What experiments were performed?
SPHNet was comprehensively evaluated through a series of experiments on pretraining and fine-tuning tasks.
- Benchmark Evaluation: The model was benchmarked on three datasets of increasing complexity:
- MD17: Small molecules (3-12 atoms) in trajectory simulations.
- QH9: A larger dataset of small molecules (≤ 20 atoms) with diverse train/test splits.
- PubChemQH: A challenging dataset of larger molecules (40-100 atoms) requiring a larger basis set ($L_{max}=6$ vs. $L_{max}=4$ for the others).
- Comparative Analysis: SPHNet’s performance (accuracy, speed, memory usage) was compared against state-of-the-art models, including QHNet, WANet, and PhiSNet.
- Ablation Studies: The contributions of each novel component were isolated by testing the model:
- With and without the Sparse Pair Gate and Sparse TP Gate.
- With different phases of the Three-phase Sparsity Scheduler removed.
- Across a range of sparsity rates (0% to 90%) to find the optimal trade-off between speed and accuracy for different system sizes.
- Scalability Analysis: The model’s training speed and memory consumption were explicitly tested on molecules of increasing size (up to ~3000 atomic orbitals) to demonstrate its superior scaling properties compared to the baseline, including identifying the point where the baseline runs out of memory.
What were the outcomes and conclusions drawn?
- State-of-the-Art Efficiency and Accuracy: SPHNet significantly outperformed previous models in efficiency, achieving up to a 7x speedup and a 75% reduction in memory usage on the challenging PubChemQH dataset, while simultaneously achieving higher accuracy.

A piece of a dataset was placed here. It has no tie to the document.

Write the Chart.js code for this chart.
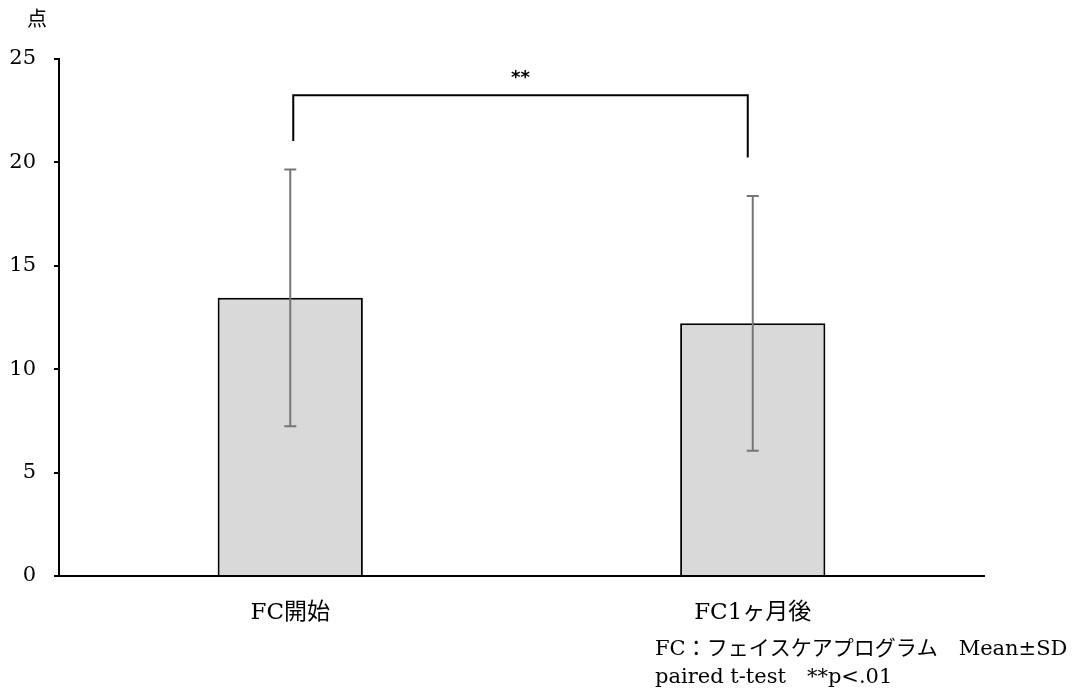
<!DOCTYPE html>
<html>
<head>
<meta charset="utf-8">
<script src="https://cdn.jsdelivr.net/npm/chart.js@4"></script>
<style>
  html, body { margin: 0; padding: 0; background: #fff; }
  #wrap { width: 1079px; height: 695px; position: relative; }
</style>
</head>
<body>
<div id="wrap"><canvas id="chart"></canvas></div>
<script>
// categories and values
const labels = ["FC開始", "FC1ヶ月後"];
const means = [13.45, 12.22];
const sds = [6.21, 6.16];
// bracket: top level, left foot, right foot (in points)
const bracketLevels = [23.25, 21.03, 20.24];
const yTicks = [0, 5, 10, 15, 20, 25];
const serif = "'DejaVu Serif', 'Noto Sans CJK JP', serif";

// error bars drawn from means/sds through the y scale
const errorBars = {
  id: "errorBars",
  afterDatasetsDraw(chart) {
    const { ctx, scales: { x, y } } = chart;
    ctx.save();
    ctx.strokeStyle = "#767676";
    ctx.lineWidth = 2;
    means.forEach((m, i) => {
      const px = x.getPixelForValue(i);
      const top = y.getPixelForValue(m + sds[i]);
      const bot = y.getPixelForValue(m - sds[i]);
      ctx.beginPath();
      ctx.moveTo(px, top); ctx.lineTo(px, bot);
      ctx.moveTo(px - 6, top); ctx.lineTo(px + 6, top);
      ctx.moveTo(px - 6, bot); ctx.lineTo(px + 6, bot);
      ctx.stroke();
    });
    ctx.restore();
  }
};

// significance bracket, unit label and notes
const extras = {
  id: "extras",
  afterDraw(chart) {
    const { ctx, scales: { x, y } } = chart;
    const x0 = x.getPixelForValue(0) + 3;
    const x1 = x.getPixelForValue(1) - 5;
    const top = y.getPixelForValue(bracketLevels[0]);
    ctx.save();
    ctx.strokeStyle = "#000";
    ctx.lineWidth = 2;
    ctx.beginPath();
    ctx.moveTo(x0, y.getPixelForValue(bracketLevels[1]));
    ctx.lineTo(x0, top);
    ctx.lineTo(x1, top);
    ctx.lineTo(x1, y.getPixelForValue(bracketLevels[2]));
    ctx.stroke();

    ctx.fillStyle = "#000";
    ctx.textAlign = "center";
    ctx.textBaseline = "middle";
    ctx.font = "bold 18px 'DejaVu Sans', sans-serif";
    ctx.fillText("**", (x0 + x1) / 2, top - 17);

    ctx.font = "20px " + serif;
    ctx.fillText("点", 37, 21);

    ctx.textAlign = "left";
    ctx.font = "21px " + serif;
    ctx.fillText("FC：フェイスケアプログラム　Mean±SD", 655, 650);
    ctx.fillText("paired t-test　**p<.01", 655, 678);
    ctx.restore();
  }
};

new Chart(document.getElementById("chart"), {
  type: "bar",
  data: {
    labels: labels,
    datasets: [{
      data: means,
      backgroundColor: "#d9d9d9",
      borderColor: "#000",
      borderWidth: 2,
      barPercentage: 0.314,
      categoryPercentage: 1
    }]
  },
  options: {
    responsive: true,
    maintainAspectRatio: false,
    animation: false,
    layout: { padding: { top: 59, right: 95, left: 0, bottom: 0 } },
    plugins: { legend: { display: false }, tooltip: { enabled: false } },
    scales: {
      x: {
        grid: { display: false },
        border: { display: true, color: "#000", width: 2 },
        ticks: { color: "#000", font: { family: serif, size: 23 }, padding: 15 },
        afterFit(scale) { scale.height = 119; }
      },
      y: {
        min: 0,
        max: 25,
        afterBuildTicks(scale) { scale.ticks = yTicks.map(v => ({ value: v })); },
        grid: { drawOnChartArea: false, drawTicks: true, tickLength: 5, color: "#000", lineWidth: 2 },
        border: { display: true, color: "#000", width: 2 },
        ticks: { color: "#000", font: { family: serif, size: 21 }, padding: 18 },
        afterFit(scale) { scale.width = 59; }
      }
    }
  },
  plugins: [errorBars, extras]
});
</script>
</body>
</html>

- Sparsity is Highly Effective for Large Systems: The experiments showed that the benefits of adaptive sparsity increase with system size and complexity. For the largest dataset, a sparsity rate of 70% could be applied with minimal accuracy loss, demonstrating that significant computational redundancy exists in dense equivariant models for complex systems.
- Validation of Components: Ablation studies confirmed that both sparse gates contribute significantly to the speedup and that the three-phase scheduler is critical for stable convergence to a high-performing sparse subnetwork.

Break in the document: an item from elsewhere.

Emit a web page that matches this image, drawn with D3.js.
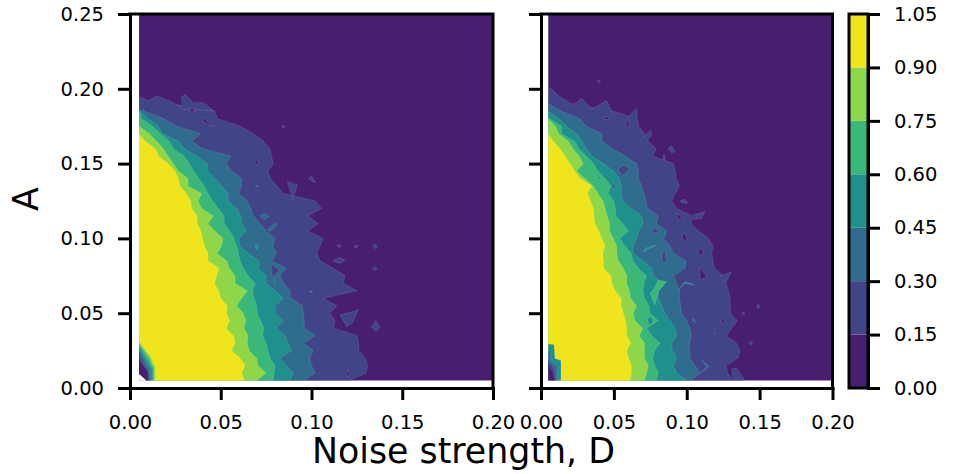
<!DOCTYPE html>
<html>
<head>
<meta charset="utf-8">
<script src="https://cdn.jsdelivr.net/npm/d3@7"></script>
<style>
  html, body { margin: 0; padding: 0; background: #fff; }
  svg { display: block; }
  text { font-family: "DejaVu Sans", sans-serif; fill: #000; }
</style>
</head>
<body>
<svg id="chart" width="956" height="474"></svg>
<script>
// contour levels and their fill colours
const levels = [0, 0.15, 0.3, 0.45, 0.6, 0.75, 0.9, 1.05];
const colors = ["#481f70", "#414487", "#2f6c8e", "#20908c", "#3bb77a", "#8fd748", "#f0e51c"];
const xTicks = [0, 0.05, 0.1, 0.15, 0.2];
const yTicks = [0, 0.05, 0.1, 0.15, 0.2, 0.25];
const cbarTicks = [0, 0.15, 0.3, 0.45, 0.6, 0.75, 0.9, 1.05];

// sampling of the grid: first value and step, both axes
const gridStart = 0.005;
const gridStep = 0.005;
const gridEnd = 0.2;
const gridTop = 0.25;

// D (x 1000) where the surface crosses each level, one entry per A row from A = 0.005 up
const left015 = [121,130,131,129.5,126,126,125,112,113,110,114,106.5,125,117.5,118.5,112,104.7,103,104.7,106.5,98,103.8,98,105.6,102,84.5,81,77.5,76,79,78,77,73.5,68,60.6,48,46.8,23];
const left030 = [95.5,102,100,99,101,95.5,102,96,96,95.5,95,88.5,88,84.5,82.6,86,78,80.8,78.6,80,75,71.6,68,66.5,64.6,59.7,61.5,61.5,56,53,55.5,40,34,38.6,25.7,18.7,7.7,5];
const left045 = [88,90,86,82.6,89,87,85.4,80.8,84.5,80,80,84.5,80,75,75,70.7,71,65,60.6,60,64,61.5,61,58.8,54,54,50.5,46.8,42.6,42.6,36.7,30,26.6,18,15.6,10,5.9];
const left060 = [79,79.3,79.9,77,76,75,73,73.8,72,70,69.8,68.3,67.6,69,65,62.4,60.6,59.7,58.8,57.3,55,52,51.8,48.7,45.5,43,41,38,35,32.7,29.8,23.9,21.7,16.9,12.5,6.4,5];
const left075 = [69.8,75,70.5,69.8,65.7,64.6,65,62.8,63.9,62.4,58.8,61.5,64.8,57.9,57.9,54.7,53.3,48,50.5,51.4,46.8,43,46,39.5,37.6,39.5,32,32,26.6,23.9,21,18.4,14.7,10.7,5];
const left090 = [63,61.5,63.4,60.6,56,57.9,57,53,55,53,53.6,50,48.9,46.5,47.8,49,43,43,41,40,39,37,37,34,33.4,31,27.5,26.6,24.8,21,15.8,14,8.3,5];

const right015 = [131,128,127,135,136.5,134,127,130.8,134.7,130,130,129.6,128.5,127,125,119,118,117,118,114.8,108,103,104,93,89.6,92,95,92.6,92,90.8,76.6,79,73.6,71,66.8,66,49.6,21,12.4,7];
const right030 = [103,109,105.6,102,102,102,103,102,100,96.5,95.8,95,95,93,90.8,98.8,99.5,90.8,88.5,84,86.6,79,80.5,73,72,70.6,69,66.8,66.8,65.6,57.6,49,41.6,41.6,31,26.7,14,5];
const right045 = [100,93,90.8,93,90,89.6,93,92,88.5,85,82.8,80.5,80.5,84,77,76,70,63,63,65.6,66.8,70,69,62,56,55,55,53.7,49.6,43,34.8,31,28,24.5,17.6,12,5];
const right060 = [79,80.5,78,76.6,78,81.6,76,72.5,80.5,74.8,74,71,70,70.6,72.5,66.8,63,62,57.6,54,60,56,51.4,51,50,46,48,44,39,36,31,26,23,14,14,6];
const right075 = [71,72.5,73.6,71,71,71,67.4,69.7,64.5,63.3,65.6,61.5,60.6,58.8,59,56.5,53,52,52,49.6,47,47,45.5,44,42.8,39,36,30,24.5,29,26,22,18.7,12,10,5];
const right090 = [61,62,62,60,58.8,61.7,58.8,58.8,58,56.5,55,55,51,48.5,48,43,42.8,42.3,44,41.6,39.8,37,36.4,36,34,31.8,34.8,27,23,20,16.5,13,8.5,5];

// islands, holes and notches: [level index, then D,A pairs x 1000]; -1 is unsampled (blank)
const leftIslands = [
  [1, 5,186, 5,194.7, 10.1,192, 14.7,195.2, 23,191.4, 29.4,186.3],
  [1, 27.9,193.6, 30.3,196.3, 34.9,190.7, 40.4,190.7, 46,185.5, 29.4,186.3],
  [0, 32.5,185.8, 34.3,186.9, 36.4,185.4, 34,184.5, 32.5,185.8],
  [0, 39.5,181.4, 44,176.9, 46.3,174.7, 40.4,178, 39.5,181.4],
  [1, 83.6,175.1, 84.5,175.7, 85.4,174.2, 84.5,174.2, 83.6,175.1],
  [1, 98.3,140.2, 100.1,141.7, 102.3,137.3, 100.1,138.4, 98.3,140.2],
  [1, 86.7,137.9, 92.2,135.7, 89.6,125.7, 88.2,132.4, 86.7,137.9],
  [0, 68.9,151.3, 69.8,152.9, 71.1,149.7, 68.9,149.7, 68.9,151.3],
  [2, 71.6,115, 74.4,116.8, 76.6,114.5, 74.4,112.7, 71.6,115],
  [2, 75.3,105.6, 79.9,110.5, 81.2,109.6, 77.1,104.5],
  [2, 68.9,134.6, 69.8,135.7, 70.7,134.6, 68.9,134.6],
  [1, 113.9,95.1, 115.2,95.8, 116.4,94.9, 115.2,94, 113.9,95.1],
  [1, 123.4,94.5, 125.3,95.8, 125.8,94.9, 124.5,93.6, 123.4,94.5],
  [1, 133.5,94.9, 135,96.3, 136.3,94.5, 135,93.1, 133.5,94.9],
  [1, 112,85.1, 115.3,87.3, 118.6,85.6, 115.3,83.3, 112,85.1],
  [1, 133.5,80, 135,81.1, 136.3,79.5, 135,78.4, 133.5,80],
  [1, 115.7,48.8, 125.8,52.1, 122.5,43.2, 119.4,41, 115.7,48.8],
  [1, 133.1,41, 135.4,45, 137.7,41, 135.5,37.7, 133.1,41],
  [0, 119.4,9.8, 120.1,12.5, 120.8,9.8, 120.1,7.1, 119.4,9.8],
  [3, 68.9,94.9, 69.8,96.3, 70.9,94.5, 69.8,92.3, 68.9,94.9],
  [1, 77.5,83.3, 82.6,78.8, 79.3,74.3, 79.9,68.9, 78,76.9, 77.5,83.3],
  [2, 98.8,64.4, 100.6,65.5, 100.1,63.7, 98.8,64.4],
  // low corner near the origin
  [5, 5,31, 11.4,20.9, 14,13.8, 14,5, 5,5],
  [4, 5,29.9, 10.7,19.8, 13.2,13.1, 13.2,5, 5,5],
  [3, 5,28.3, 9.5,18.7, 12.5,12.5, 12.5,5, 5,5],
  [2, 5,27, 8.4,17.6, 11.4,11.6, 11.4,5, 5,5],
  [1, 5,25, 7.3,16.5, 10.7,10.2, 10.7,5, 5,5],
  [0, 5,21.4, 6.2,17, 9.9,10.9, 9.9,5, 5,5],
  [-1, 5,9.4, 9.2,4.9, 5,4.9]
];

const rightIslands = [
  [1, 38.6,205, 39.8,205.9, 40.9,205, 39.8,204.1, 38.6,205],
  [1, 22.2,189.2, 27.9,193.6, 34.8,186.3, 45,192.1, 49.6,182.5],
  [0, 42.8,180.3, 45,181.4, 47.3,180, 45,179.4, 42.8,180.3],
  [0, 58.3,176.9, 59.4,180.3, 60.6,175.8, 59.4,173.6, 58.3,176.9],
  [1, 59.9,181.4, 65.6,186.9, 66,180],
  [1, 69.7,166.9, 75.2,172.5, 75.9,169.1, 72.5,164.7],
  [1, 87.3,160.2, 89.6,161.8, 91.9,158, 89.6,157.3, 87.3,160.2],
  [1, 83.9,155.7, 85,155.7, 85,152.4, 83.9,152.4, 83.9,155.7],
  [1, 95.3,125.2, 98.8,126.1, 100.4,123.4, 96.5,123.9, 95.3,125.2],
  [0, 92.6,116.8, 97.6,113.4, 94.2,112.7, 92.6,116.8],
  [1, 104.5,115.6, 112.5,117.9, 110.2,113.4, 104.5,112.7],
  [1, 53,146.4, 56.5,149.1, 61,146.8, 56.9,142.4, 53.7,143.5, 53,146.4],
  [1, 75.2,103.8, 78.2,107.8, 81.2,104.5, 75.9,103.4, 75.2,103.8],
  [2, 48.5,135, 50,137.3, 51.4,134.6, 50,132.8, 48.5,135],
  [3, 38.9,140.4, 39.8,141.3, 40.9,140.2, 39.8,139.3, 38.9,140.4],
  [0, 96.5,102.3, 98.8,103, 100.4,99, 98.1,98.5, 96.5,102.3],
  [0, 107.5,91.1, 109.8,93.4, 111.3,91.1, 109.5,88.2, 107.5,91.1],
  [0, 109.1,80.7, 113.6,74.4, 109.1,72.2, 109.1,80.7],
  [1, 82.8,88.9, 85,92.7, 86.2,84.4, 83.2,83.8, 82.8,88.9],
  [3, 70.2,91.1, 79.3,95.6, 71.3,93.4, 70.2,91.1],
  [4, 80.5,72.2, 86.2,71.1, 80.5,64.4, 78.2,55.5, 74.8,63.3, 77.1,65.6, 80.5,72.2],
  [3, 72.9,45.5, 74.8,48.1, 77.1,45, 74.8,41.4, 72.9,45.5],
  [3, 94.2,65.5, 98.8,71.1, 105.6,68.9, 98.8,70, 94.2,65.5],
  [0, 118.7,39.9, 120,39.9, 119.3,35.4, 118.7,39.9],
  [0, 123.5,45.5, 124.6,46.3, 126,44.6, 124.6,43.2, 123.5,45.5],
  [2, 103.6,45, 104.5,46.6, 106.1,43.7, 103.6,45],
  [0, 88.5,49.9, 90,51, 91.2,49.5, 88.5,49.9],
  [1, 137.9,49.9, 139,50.8, 140.1,49.5, 139,48.6, 137.9,49.9],
  [1, 147.9,54.8, 149.3,56.1, 150.2,53.9, 149.1,53, 147.9,54.8],
  [1, 142.7,30.3, 144,31.4, 145.2,29.9, 143.8,28.7, 142.7,30.3],
  [2, 110.2,18.7, 115.5,14.3, 109.1,9.8, 113.7,14.3, 110.2,18.7],
  [1, 122.8,74.4, 130.8,77.8, 127.3,71.1, 124,71.1],
  [1, 130.8,13.1, 134.2,13.1, 139.9,5, 130.8,5],
  // low corner near the origin
  [3, 5,29.4, 8.9,29, 9.6,19.8, 13.7,18.3, 13.7,5, 5,5],
  [2, 5,25, 6.2,25.4, 7.1,17.6, 11.2,14.3, 11.2,5, 5,5],
  [1, 5,21.4, 5.7,17.6, 9.6,12, 10.3,5, 5,5],
  [0, 5,16.5, 8.5,9.8, 9.6,5, 5,5]
];

const xLabel = "Noise strength, D";
const yLabel = "A";

const svg = d3.select("#chart");
const top_ = 14, bottom_ = 388;
const yScale = d3.scaleLinear().domain([0, 0.25]).range([bottom_, top_]);
const cScale = d3.scaleLinear().domain([0, 1.05]).range([bottom_, top_]);

const tickFont = 19.5, lineW = 3, tickLen = 12;

function styleAxis(g) {
  g.selectAll("path").attr("stroke", "#000").attr("stroke-width", lineW).attr("stroke-linecap", "square");
  g.selectAll("line").attr("stroke", "#000").attr("stroke-width", lineW);
  g.selectAll("text").style("font-size", tickFont + "px").attr("fill", "#000");
}

function panel(x0, x1, crossings, islands, showY) {
  const xScale = d3.scaleLinear().domain([0, 0.2]).range([x0, x1]);
  const g = svg.append("g");

  const toPath = d3.line().x(d => xScale(d[0])).y(d => yScale(d[1]));
  const seam = "rgba(255,255,255,0.22)";

  // bottom layer covers the whole sampled grid
  g.append("path")
    .attr("d", toPath([[gridStart, gridStart], [gridEnd, gridStart], [gridEnd, gridTop], [gridStart, gridTop]]) + "Z")
    .attr("fill", colors[0]);

  // each higher level filled from the left edge to its crossing
  crossings.forEach((row, i) => {
    const area = d3.area()
      .y((d, k) => yScale(gridStart + k * gridStep))
      .x0(xScale(gridStart))
      .x1(d => xScale(d / 1000));
    g.append("path")
      .attr("d", area(row))
      .attr("fill", colors[i + 1])
      .attr("stroke", seam)
      .attr("stroke-width", 0.5);
  });

  // left open so the closing edge, inside the parent layer, gets no seam
  islands.forEach(item => {
    const pts = d3.pairs(item.slice(1)).filter((d, k) => k % 2 === 0).map(d => [d[0] / 1000, d[1] / 1000]);
    g.append("path")
      .attr("d", toPath(pts))
      .attr("fill", item[0] < 0 ? "#fff" : colors[item[0]])
      .attr("stroke", item[0] < 0 ? "none" : seam)
      .attr("stroke-width", 0.5);
  });

  // spines and ticks
  const xAxis = d3.axisBottom(xScale).tickValues(xTicks).tickFormat(d3.format(".2f"))
    .tickSize(tickLen).tickPadding(15).tickSizeOuter(0);
  const yAxis = d3.axisLeft(yScale).tickValues(yTicks).tickFormat(showY ? d3.format(".2f") : "")
    .tickSize(tickLen).tickPadding(14).tickSizeOuter(0);

  svg.append("g").attr("transform", `translate(0,${bottom_})`).call(xAxis).call(styleAxis);
  svg.append("g").attr("transform", `translate(${x0},0)`).call(yAxis).call(styleAxis);

  svg.append("path")
    .attr("d", `M${x0},${top_}H${x1}V${bottom_}`)
    .attr("fill", "none").attr("stroke", "#000").attr("stroke-width", lineW).attr("stroke-linecap", "square");
}

panel(130, 493, [left015, left030, left045, left060, left075, left090], leftIslands, true);
panel(541, 832.5, [right015, right030, right045, right060, right075, right090], rightIslands, false);

// colour bar
const cbarX0 = 849, cbarX1 = 868;
svg.append("g").selectAll("rect")
  .data(colors)
  .enter()
  .append("rect")
  .attr("x", cbarX0)
  .attr("width", cbarX1 - cbarX0)
  .attr("y", (d, i) => cScale(levels[i + 1]))
  .attr("height", (d, i) => cScale(levels[i]) - cScale(levels[i + 1]))
  .attr("fill", d => d);

svg.append("g")
  .attr("transform", `translate(${cbarX1},0)`)
  .call(d3.axisRight(cScale).tickValues(cbarTicks).tickFormat(d3.format(".2f")).tickSize(tickLen).tickPadding(14).tickSizeOuter(0))
  .call(styleAxis);

svg.append("rect")
  .attr("x", cbarX0).attr("y", top_)
  .attr("width", cbarX1 - cbarX0).attr("height", bottom_ - top_)
  .attr("fill", "none").attr("stroke", "#000").attr("stroke-width", lineW);

// axis titles
svg.append("text")
  .attr("x", 463.5).attr("y", 463)
  .attr("text-anchor", "middle")
  .style("font-size", "34.8px")
  .text(xLabel);

svg.append("text")
  .attr("transform", "translate(38,199) rotate(-90)")
  .attr("text-anchor", "middle")
  .style("font-size", "34.8px")
  .text(yLabel);
</script>
</body>
</html>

- Generalizability: The proposed sparsification techniques were shown to be effective even when integrated into a different baseline model (QHNet), highlighting their potential for broad application across other SE(3)-equivariant networks.

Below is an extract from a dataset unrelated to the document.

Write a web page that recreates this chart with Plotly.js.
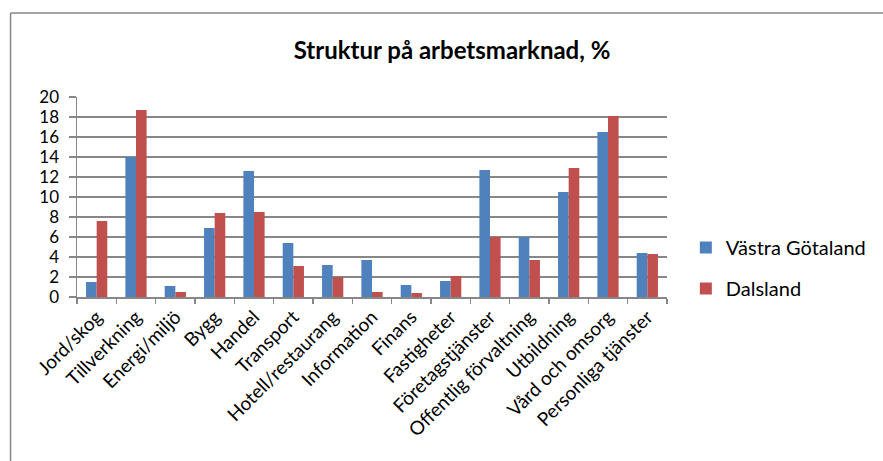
<!DOCTYPE html>
<html>
<head>
<meta charset="utf-8">
<script src="https://cdn.plot.ly/plotly-3.0.1.min.js"></script>
<style>
html,body{margin:0;padding:0;background:#fff;}
#chart{width:883px;height:461px;}
</style>
</head>
<body>
<div id="chart"></div>
<script>
const categories = ["Jord/skog","Tillverkning","Energi/miljö","Bygg","Handel","Transport","Hotell/restaurang","Information","Finans","Fastigheter","Företagstjänster","Offentlig förvaltning","Utbildning","Vård och omsorg","Personliga tjänster"];
const vastraGotaland = [1.5, 14.0, 1.1, 6.9, 12.6, 5.4, 3.2, 3.7, 1.2, 1.6, 12.7, 6.0, 10.5, 16.5, 4.4];
const dalsland = [7.6, 18.7, 0.5, 8.4, 8.5, 3.1, 2.0, 0.5, 0.4, 2.1, 6.0, 3.7, 12.9, 18.1, 4.3];
const seriesNames = ["Västra Götaland", "Dalsland"];
const yTicks = [0,2,4,6,8,10,12,14,16,18,20];

const FONT = "Lato, 'Open Sans', sans-serif";
const GRID = "#878787";

const traces = [
  {type:"bar", name:seriesNames[0], x:categories, y:vastraGotaland, marker:{color:"#4F81BD"}, legendgroup:"a"},
  {type:"bar", name:seriesNames[1], x:categories, y:dalsland, marker:{color:"#C0504D"}, legendgroup:"b"}
];

const L=77, R=672, T=97, B=297, W=883, H=461;
const px = v => (v - L)/(R - L);
const py = v => (B - v)/(B - T);

const layout = {
  width:W, height:H,
  margin:{l:L, r:W-R, t:T, b:H-B, pad:0},
  paper_bgcolor:"#fff", plot_bgcolor:"#fff",
  font:{family:FONT, color:"#000", size:18},
  title:{text:"<b>Struktur på arbetsmarknad, %</b>", font:{family:FONT, size:24, color:"#000"},
         x:452/W, xanchor:"center", y:1-51/H, yanchor:"middle", xref:"container", yref:"container"},
  barmode:"group", bargap:0.46, bargroupgap:0,
  xaxis:{type:"category", showline:true, linecolor:GRID, linewidth:1.5, ticks:"outside", tickson:"boundaries",
         ticklen:5, tickcolor:GRID, tickwidth:1.5, tickangle:-45, tickfont:{size:19}, showgrid:false, zeroline:false,
         automargin:false},
  yaxis:{range:[0,20], tickvals:yTicks, showgrid:true, gridcolor:GRID, gridwidth:1.5, showline:true, linecolor:GRID,
         linewidth:1.5, ticks:"outside", ticklen:7, tickcolor:GRID, tickwidth:1.5, tickfont:{size:17}, zeroline:false,
         ticklabelstandoff:6, automargin:false},
  showlegend:true,
  legend:{x:px(691), xanchor:"left", y:py(268), yanchor:"middle", font:{size:20}, tracegroupgap:12,
          bgcolor:"rgba(0,0,0,0)", itemwidth:30},
  shapes:[
    {type:"line", xref:"paper", yref:"paper", x0:px(10), x1:px(10), y0:py(13), y1:py(470), line:{color:"#878787", width:1.5}},
    {type:"line", xref:"paper", yref:"paper", x0:px(10), x1:px(900), y0:py(13), y1:py(13), line:{color:"#878787", width:1.5}}
  ]
};

Plotly.newPlot("chart", traces, layout, {displayModeBar:false, staticPlot:true});
</script>
</body>
</html>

- Conclusion: The paper concludes that adaptive sparsification is a powerful and effective strategy for mitigating the computational cost of tensor products in equivariant networks. The SPHNet framework provides a robust and scalable solution for Hamiltonian prediction, enabling applications to larger and more complex molecular systems than were previously feasible.
Note: This is a personal learning note and may be incomplete or evolving.